REQUIREMENT: Every line below is to be quoted exactly, with nothing added or dropped.

# MATERIAL PROVIDED start

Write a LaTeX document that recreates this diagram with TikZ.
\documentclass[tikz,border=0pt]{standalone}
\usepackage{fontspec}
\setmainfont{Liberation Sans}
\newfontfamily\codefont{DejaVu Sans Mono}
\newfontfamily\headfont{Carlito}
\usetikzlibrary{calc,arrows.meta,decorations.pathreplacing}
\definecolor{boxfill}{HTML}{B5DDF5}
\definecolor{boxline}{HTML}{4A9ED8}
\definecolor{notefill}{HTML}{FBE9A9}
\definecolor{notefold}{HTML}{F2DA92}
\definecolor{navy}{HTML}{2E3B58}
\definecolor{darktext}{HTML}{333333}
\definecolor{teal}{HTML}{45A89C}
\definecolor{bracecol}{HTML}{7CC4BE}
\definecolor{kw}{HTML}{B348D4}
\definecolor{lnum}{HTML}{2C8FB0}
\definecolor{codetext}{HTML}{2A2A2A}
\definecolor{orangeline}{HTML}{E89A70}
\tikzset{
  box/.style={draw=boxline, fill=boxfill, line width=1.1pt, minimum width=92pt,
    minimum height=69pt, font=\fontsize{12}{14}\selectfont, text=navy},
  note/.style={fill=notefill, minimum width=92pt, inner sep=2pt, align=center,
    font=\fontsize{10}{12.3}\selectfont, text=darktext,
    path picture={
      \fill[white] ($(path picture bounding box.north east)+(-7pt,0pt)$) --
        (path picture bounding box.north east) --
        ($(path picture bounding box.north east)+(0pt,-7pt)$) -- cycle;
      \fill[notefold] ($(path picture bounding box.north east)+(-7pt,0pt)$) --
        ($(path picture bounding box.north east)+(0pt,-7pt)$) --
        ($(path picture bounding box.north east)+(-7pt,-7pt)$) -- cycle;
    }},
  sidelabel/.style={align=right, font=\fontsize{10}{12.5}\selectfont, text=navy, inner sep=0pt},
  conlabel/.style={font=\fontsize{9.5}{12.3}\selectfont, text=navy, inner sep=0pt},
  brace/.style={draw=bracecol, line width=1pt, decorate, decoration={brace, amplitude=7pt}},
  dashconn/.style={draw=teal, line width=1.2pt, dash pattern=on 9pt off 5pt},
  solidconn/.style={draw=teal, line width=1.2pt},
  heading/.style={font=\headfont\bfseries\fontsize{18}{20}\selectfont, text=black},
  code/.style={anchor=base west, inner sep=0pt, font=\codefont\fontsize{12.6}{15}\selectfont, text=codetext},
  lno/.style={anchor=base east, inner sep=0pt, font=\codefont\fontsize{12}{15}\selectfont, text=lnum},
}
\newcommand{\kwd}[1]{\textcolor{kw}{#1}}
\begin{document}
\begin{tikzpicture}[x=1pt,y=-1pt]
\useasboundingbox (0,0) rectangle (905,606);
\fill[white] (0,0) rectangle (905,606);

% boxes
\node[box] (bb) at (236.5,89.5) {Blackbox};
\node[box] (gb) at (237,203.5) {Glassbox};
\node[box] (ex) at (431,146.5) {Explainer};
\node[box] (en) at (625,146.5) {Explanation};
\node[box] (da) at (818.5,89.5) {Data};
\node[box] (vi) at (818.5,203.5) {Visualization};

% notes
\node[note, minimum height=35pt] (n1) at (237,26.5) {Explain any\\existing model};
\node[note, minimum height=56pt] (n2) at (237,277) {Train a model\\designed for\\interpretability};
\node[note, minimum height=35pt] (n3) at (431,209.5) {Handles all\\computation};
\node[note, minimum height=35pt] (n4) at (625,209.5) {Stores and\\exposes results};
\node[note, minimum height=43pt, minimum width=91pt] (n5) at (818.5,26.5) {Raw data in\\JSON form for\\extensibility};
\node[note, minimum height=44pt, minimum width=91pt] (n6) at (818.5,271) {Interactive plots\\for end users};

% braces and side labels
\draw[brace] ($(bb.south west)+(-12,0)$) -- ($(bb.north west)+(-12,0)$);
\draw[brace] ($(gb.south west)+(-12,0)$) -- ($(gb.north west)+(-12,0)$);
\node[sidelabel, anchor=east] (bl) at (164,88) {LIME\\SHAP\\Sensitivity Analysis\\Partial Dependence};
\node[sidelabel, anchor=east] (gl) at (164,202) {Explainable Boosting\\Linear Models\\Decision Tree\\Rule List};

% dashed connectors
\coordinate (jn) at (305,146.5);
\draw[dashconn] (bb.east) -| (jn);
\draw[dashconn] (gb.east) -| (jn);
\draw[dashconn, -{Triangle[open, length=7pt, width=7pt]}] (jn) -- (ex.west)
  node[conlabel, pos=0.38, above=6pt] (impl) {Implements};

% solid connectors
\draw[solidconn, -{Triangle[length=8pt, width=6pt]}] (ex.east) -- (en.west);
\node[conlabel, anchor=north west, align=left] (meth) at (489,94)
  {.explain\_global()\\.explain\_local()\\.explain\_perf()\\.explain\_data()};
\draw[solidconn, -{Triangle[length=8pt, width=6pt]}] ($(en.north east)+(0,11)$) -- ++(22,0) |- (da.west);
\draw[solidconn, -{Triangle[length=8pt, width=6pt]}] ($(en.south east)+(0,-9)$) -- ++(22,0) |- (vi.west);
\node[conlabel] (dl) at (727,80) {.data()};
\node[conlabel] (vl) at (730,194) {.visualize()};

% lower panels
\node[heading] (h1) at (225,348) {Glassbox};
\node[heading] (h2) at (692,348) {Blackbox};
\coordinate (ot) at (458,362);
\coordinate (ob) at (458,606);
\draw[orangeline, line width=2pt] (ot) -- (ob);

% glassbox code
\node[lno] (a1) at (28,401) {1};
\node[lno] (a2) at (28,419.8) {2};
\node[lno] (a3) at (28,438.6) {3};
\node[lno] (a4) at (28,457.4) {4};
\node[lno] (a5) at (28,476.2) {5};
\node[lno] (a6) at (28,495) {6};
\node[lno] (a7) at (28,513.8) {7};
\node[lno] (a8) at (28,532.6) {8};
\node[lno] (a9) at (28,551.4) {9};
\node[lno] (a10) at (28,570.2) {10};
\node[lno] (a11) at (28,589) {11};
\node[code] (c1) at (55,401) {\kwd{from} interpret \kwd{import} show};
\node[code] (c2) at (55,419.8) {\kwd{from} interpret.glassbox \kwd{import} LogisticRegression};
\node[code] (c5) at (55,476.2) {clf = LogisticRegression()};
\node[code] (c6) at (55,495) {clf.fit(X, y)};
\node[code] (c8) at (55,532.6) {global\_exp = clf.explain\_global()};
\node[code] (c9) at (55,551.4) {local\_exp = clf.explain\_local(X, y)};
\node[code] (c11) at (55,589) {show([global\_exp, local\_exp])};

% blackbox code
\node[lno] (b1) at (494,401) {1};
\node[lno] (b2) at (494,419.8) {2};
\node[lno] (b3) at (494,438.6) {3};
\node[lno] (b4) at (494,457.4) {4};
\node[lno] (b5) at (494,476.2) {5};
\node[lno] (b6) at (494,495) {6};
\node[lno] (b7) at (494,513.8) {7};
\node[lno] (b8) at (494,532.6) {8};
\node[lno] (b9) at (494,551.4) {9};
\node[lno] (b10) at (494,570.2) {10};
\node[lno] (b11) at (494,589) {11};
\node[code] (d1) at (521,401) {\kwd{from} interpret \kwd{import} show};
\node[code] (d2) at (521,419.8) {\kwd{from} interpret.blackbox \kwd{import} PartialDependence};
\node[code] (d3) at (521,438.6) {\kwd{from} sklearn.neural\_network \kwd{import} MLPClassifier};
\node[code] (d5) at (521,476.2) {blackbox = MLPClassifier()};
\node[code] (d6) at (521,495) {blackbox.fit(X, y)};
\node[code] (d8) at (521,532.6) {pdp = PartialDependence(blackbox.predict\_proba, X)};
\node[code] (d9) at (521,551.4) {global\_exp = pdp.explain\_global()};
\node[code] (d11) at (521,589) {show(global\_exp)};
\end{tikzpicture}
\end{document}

# MATERIAL PROVIDED end

ANSWER TO THIS EXERCISE:
Write a LaTeX document that recreates this diagram with TikZ.
\documentclass[tikz,border=0pt]{standalone}
\usepackage{fontspec}
\setmainfont{Liberation Sans}
\newfontfamily\codefont{DejaVu Sans Mono}
\newfontfamily\headfont{Carlito}
\usetikzlibrary{calc,arrows.meta,decorations.pathreplacing}
\definecolor{boxfill}{HTML}{B5DDF5}
\definecolor{boxline}{HTML}{4A9ED8}
\definecolor{notefill}{HTML}{FBE9A9}
\definecolor{notefold}{HTML}{F2DA92}
\definecolor{navy}{HTML}{2E3B58}
\definecolor{darktext}{HTML}{333333}
\definecolor{teal}{HTML}{45A89C}
\definecolor{bracecol}{HTML}{7CC4BE}
\definecolor{kw}{HTML}{B348D4}
\definecolor{lnum}{HTML}{2C8FB0}
\definecolor{codetext}{HTML}{2A2A2A}
\definecolor{orangeline}{HTML}{E89A70}
\tikzset{
  box/.style={draw=boxline, fill=boxfill, line width=1.1pt, minimum width=92pt,
    minimum height=69pt, font=\fontsize{12}{14}\selectfont, text=navy},
  note/.style={fill=notefill, minimum width=92pt, inner sep=2pt, align=center,
    font=\fontsize{10}{12.3}\selectfont, text=darktext,
    path picture={
      \fill[white] ($(path picture bounding box.north east)+(-7pt,0pt)$) --
        (path picture bounding box.north east) --
        ($(path picture bounding box.north east)+(0pt,-7pt)$) -- cycle;
      \fill[notefold] ($(path picture bounding box.north east)+(-7pt,0pt)$) --
        ($(path picture bounding box.north east)+(0pt,-7pt)$) --
        ($(path picture bounding box.north east)+(-7pt,-7pt)$) -- cycle;
    }},
  sidelabel/.style={align=right, font=\fontsize{10}{12.5}\selectfont, text=navy, inner sep=0pt},
  conlabel/.style={font=\fontsize{9.5}{12.3}\selectfont, text=navy, inner sep=0pt},
  brace/.style={draw=bracecol, line width=1pt, decorate, decoration={brace, amplitude=7pt}},
  dashconn/.style={draw=teal, line width=1.2pt, dash pattern=on 9pt off 5pt},
  solidconn/.style={draw=teal, line width=1.2pt},
  heading/.style={font=\headfont\bfseries\fontsize{18}{20}\selectfont, text=black},
  code/.style={anchor=base west, inner sep=0pt, font=\codefont\fontsize{12.6}{15}\selectfont, text=codetext},
  lno/.style={anchor=base east, inner sep=0pt, font=\codefont\fontsize{12}{15}\selectfont, text=lnum},
}
\newcommand{\kwd}[1]{\textcolor{kw}{#1}}
\begin{document}
\begin{tikzpicture}[x=1pt,y=-1pt]
\useasboundingbox (0,0) rectangle (905,606);
\fill[white] (0,0) rectangle (905,606);

% boxes
\node[box] (bb) at (236.5,89.5) {Blackbox};
\node[box] (gb) at (237,203.5) {Glassbox};
\node[box] (ex) at (431,146.5) {Explainer};
\node[box] (en) at (625,146.5) {Explanation};
\node[box] (da) at (818.5,89.5) {Data};
\node[box] (vi) at (818.5,203.5) {Visualization};

% notes
\node[note, minimum height=35pt] (n1) at (237,26.5) {Explain any\\existing model};
\node[note, minimum height=56pt] (n2) at (237,277) {Train a model\\designed for\\interpretability};
\node[note, minimum height=35pt] (n3) at (431,209.5) {Handles all\\computation};
\node[note, minimum height=35pt] (n4) at (625,209.5) {Stores and\\exposes results};
\node[note, minimum height=43pt, minimum width=91pt] (n5) at (818.5,26.5) {Raw data in\\JSON form for\\extensibility};
\node[note, minimum height=44pt, minimum width=91pt] (n6) at (818.5,271) {Interactive plots\\for end users};

% braces and side labels
\draw[brace] ($(bb.south west)+(-12,0)$) -- ($(bb.north west)+(-12,0)$);
\draw[brace] ($(gb.south west)+(-12,0)$) -- ($(gb.north west)+(-12,0)$);
\node[sidelabel, anchor=east] (bl) at (164,88) {LIME\\SHAP\\Sensitivity Analysis\\Partial Dependence};
\node[sidelabel, anchor=east] (gl) at (164,202) {Explainable Boosting\\Linear Models\\Decision Tree\\Rule List};

% dashed connectors
\coordinate (jn) at (305,146.5);
\draw[dashconn] (bb.east) -| (jn);
\draw[dashconn] (gb.east) -| (jn);
\draw[dashconn, -{Triangle[open, length=7pt, width=7pt]}] (jn) -- (ex.west)
  node[conlabel, pos=0.38, above=6pt] (impl) {Implements};

% solid connectors
\draw[solidconn, -{Triangle[length=8pt, width=6pt]}] (ex.east) -- (en.west);
\node[conlabel, anchor=north west, align=left] (meth) at (489,94)
  {.explain\_global()\\.explain\_local()\\.explain\_perf()\\.explain\_data()};
\draw[solidconn, -{Triangle[length=8pt, width=6pt]}] ($(en.north east)+(0,11)$) -- ++(22,0) |- (da.west);
\draw[solidconn, -{Triangle[length=8pt, width=6pt]}] ($(en.south east)+(0,-9)$) -- ++(22,0) |- (vi.west);
\node[conlabel] (dl) at (727,80) {.data()};
\node[conlabel] (vl) at (730,194) {.visualize()};

% lower panels
\node[heading] (h1) at (225,348) {Glassbox};
\node[heading] (h2) at (692,348) {Blackbox};
\coordinate (ot) at (458,362);
\coordinate (ob) at (458,606);
\draw[orangeline, line width=2pt] (ot) -- (ob);

% glassbox code
\node[lno] (a1) at (28,401) {1};
\node[lno] (a2) at (28,419.8) {2};
\node[lno] (a3) at (28,438.6) {3};
\node[lno] (a4) at (28,457.4) {4};
\node[lno] (a5) at (28,476.2) {5};
\node[lno] (a6) at (28,495) {6};
\node[lno] (a7) at (28,513.8) {7};
\node[lno] (a8) at (28,532.6) {8};
\node[lno] (a9) at (28,551.4) {9};
\node[lno] (a10) at (28,570.2) {10};
\node[lno] (a11) at (28,589) {11};
\node[code] (c1) at (55,401) {\kwd{from} interpret \kwd{import} show};
\node[code] (c2) at (55,419.8) {\kwd{from} interpret.glassbox \kwd{import} LogisticRegression};
\node[code] (c5) at (55,476.2) {clf = LogisticRegression()};
\node[code] (c6) at (55,495) {clf.fit(X, y)};
\node[code] (c8) at (55,532.6) {global\_exp = clf.explain\_global()};
\node[code] (c9) at (55,551.4) {local\_exp = clf.explain\_local(X, y)};
\node[code] (c11) at (55,589) {show([global\_exp, local\_exp])};

% blackbox code
\node[lno] (b1) at (494,401) {1};
\node[lno] (b2) at (494,419.8) {2};
\node[lno] (b3) at (494,438.6) {3};
\node[lno] (b4) at (494,457.4) {4};
\node[lno] (b5) at (494,476.2) {5};
\node[lno] (b6) at (494,495) {6};
\node[lno] (b7) at (494,513.8) {7};
\node[lno] (b8) at (494,532.6) {8};
\node[lno] (b9) at (494,551.4) {9};
\node[lno] (b10) at (494,570.2) {10};
\node[lno] (b11) at (494,589) {11};
\node[code] (d1) at (521,401) {\kwd{from} interpret \kwd{import} show};
\node[code] (d2) at (521,419.8) {\kwd{from} interpret.blackbox \kwd{import} PartialDependence};
\node[code] (d3) at (521,438.6) {\kwd{from} sklearn.neural\_network \kwd{import} MLPClassifier};
\node[code] (d5) at (521,476.2) {blackbox = MLPClassifier()};
\node[code] (d6) at (521,495) {blackbox.fit(X, y)};
\node[code] (d8) at (521,532.6) {pdp = PartialDependence(blackbox.predict\_proba, X)};
\node[code] (d9) at (521,551.4) {global\_exp = pdp.explain\_global()};
\node[code] (d11) at (521,589) {show(global\_exp)};
\end{tikzpicture}
\end{document}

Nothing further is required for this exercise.